Member of the National Assembly
- In office ?
- Constituency: Masisi, North Kivu

Member of the Senate
- In office fl. 2007

Personal details
- Born: 30 September 1953 (age 72) Rutshuru, Belgian Congo
- Occupation: Businessman, politician

= Édouard Mwangachuchu =

Congolese businessman and politician (born 1953)

Édouard Mwangachuchu Hizi (born 30 September 1953) is a Congolese businessman and politician. He is a member of the National Assembly for Masisi, North Kivu. Mwangachuchu previously served as member of the Senate. He was sentenced to death in October 2023 on charges including treason. He has appealed the sentence.

==Life==
Mwangachuchu was born on 30 September 1953 in Rutshuru. As a politician Mwangachuchu served as an independent senator in 2007. He later became a member of the National Assembly for Masisi, North Kivu. In November 2020 he asked Minister of Mines, Willy Kitobo Samsoni, for explanations regarding the tensions in Kivu.

In 2001 Mwanganchuchu obtained his first mining license. Mwangachuchu is owner of the Bisunzu mining company (Société minière de Bisunzu, SMB), which mines coltan in the Rubaya mines. He is also president of the National Congress for the Defence of the People.
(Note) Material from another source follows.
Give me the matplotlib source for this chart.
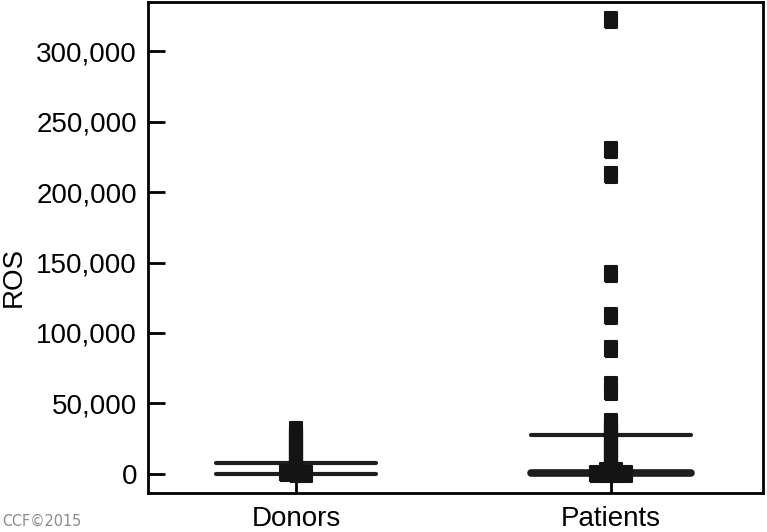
import numpy as np
import matplotlib.pyplot as plt

plt.rcParams['font.family'] = ['Liberation Sans', 'DejaVu Sans']

groups = ['Donors', 'Patients']

donors = [0, 200, 400, 3500, 6000, 8500, 11000, 13500, 16000, 18500,
          21000, 23500, 26000, 28500, 31000]
patients = [0, 100, 200, 300, 2200, 2400, 4500, 7000, 9500, 12000, 14500,
            17000, 19500, 22000, 24500, 27000, 29500, 32000, 34500, 37000,
            58000, 63000, 88500, 112000, 142000, 212000, 230000, 322000]

# horizontal lines per group
donor_lines = [0, 7800]
patient_lines = [700, 27700]
line_widths = [[3.0, 3.0], [5.5, 3.0]]

fig = plt.figure(figsize=(7.67, 5.32), dpi=100)
ax = fig.add_axes([0.193, 0.0733, 0.802, 0.9227])
ax.set_xlim(0.53, 2.483)
ax.set_ylim(-13500, 334700)


def swarm_offsets(vals, ax, step_px=10, ty_px=3, tx_px=10, gap=1500):
    # simple beeswarm in pixel space, rows centred afterwards
    ppu_y = ax.transData.transform((0, 1))[1] - ax.transData.transform((0, 0))[1]
    ppu_x = ax.transData.transform((1, 0))[0] - ax.transData.transform((0, 0))[0]
    cands = [0]
    for i in range(1, 20):
        cands += [i * step_px, -i * step_px]
    placed = []
    for v in vals:
        y = v * ppu_y
        for c in cands:
            if all(not (abs(py - y) < ty_px and abs(px - c) < tx_px) for px, py in placed):
                break
        placed.append((c, y))
    offs = np.array([p[0] for p in placed], dtype=float)
    # centre each group of near-equal values
    start = 0
    for k in range(1, len(vals) + 1):
        if k == len(vals) or vals[k] - vals[k - 1] > gap:
            seg = offs[start:k]
            offs[start:k] = seg - (seg.max() + seg.min()) / 2
            start = k
    return offs / ppu_x


marker = [(-0.8, -1), (0.8, -1), (0.8, 1), (-0.8, 1), (-0.8, -1)]
color = '#141414'

for i, (vals, lines) in enumerate([(donors, donor_lines), (patients, patient_lines)]):
    xc = i + 1
    vals = np.array(sorted(vals))
    offs = swarm_offsets(vals, ax)
    ax.plot(xc + offs, vals, linestyle='none', marker=marker, markersize=11,
            color=color, markeredgecolor=color, markeredgewidth=1.5, zorder=3)
    for j, lv in enumerate(lines):
        ax.plot([xc - 0.255, xc + 0.255], [lv, lv], color='#1e1e1e',
                linewidth=line_widths[i][j], solid_capstyle='round', zorder=2)

ax.set_xticks([1, 2])
ax.set_xticklabels(groups)
ax.set_yticks(range(0, 300001, 50000))
ax.set_yticklabels([f'{v:,}' for v in range(0, 300001, 50000)])
ax.tick_params(direction='in', length=12, width=2, labelsize=20, pad=8, color='black')
ax.tick_params(axis='x', pad=9)
for s in ax.spines.values():
    s.set_linewidth(2)
ax.set_ylabel('ROS', fontsize=20)
ax.yaxis.set_label_coords(-0.197, 0.44)

fig.text(0.003, 0.012, 'CCF\u00a92015', fontsize=11.5, color='#8a8a8a',
         family=['Liberation Sans Narrow', 'DejaVu Sans'], stretch='condensed')

fig.savefig('out.png', dpi=100)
On 1 March 2023, Mwangachuchu was arrested in Kinshasa. After first being held in Makala prison he was transferred to Ndolo military prison. In August 2023 the prosecution sought life imprisonment for Mwangachuchu on grounds of treason and "participation in the M23 insurrectionary movement" (M23), while his defence sought acquittal. The case started after a cachement of weapons was found on an SMB site in the wake of an M23 offensive and counteroffensive in Rubaya. On 6 October 2023, the High Military Court, chaired by Robert Kalala, sentenced Mwangachuchu to death for those charges and "illegal possession of weapons and munitions of war". He was also sentenced to a $100 million fine to be paid within 8 days. His co-defendant, a police captain, was acquitted. His request for a release on health grounds was rejected. Mwangachuchu stated that during his trial he was threatened by both M23 and Congolese security authorities. His lawyer claimed that Mwangachuchu suffered from a ruling "based on ethnic harassment against Kinyarwanda-speaking people in North Kivu" and was medically maltreated. Mwangachuchu remained a member of the National Assembly as the competency to remove him did not lie with the High Military Court but the Constitutional Court of the Democratic Republic of the Congo. Mwangachuchu subsequently appealed his sentence at the Court of Cassation.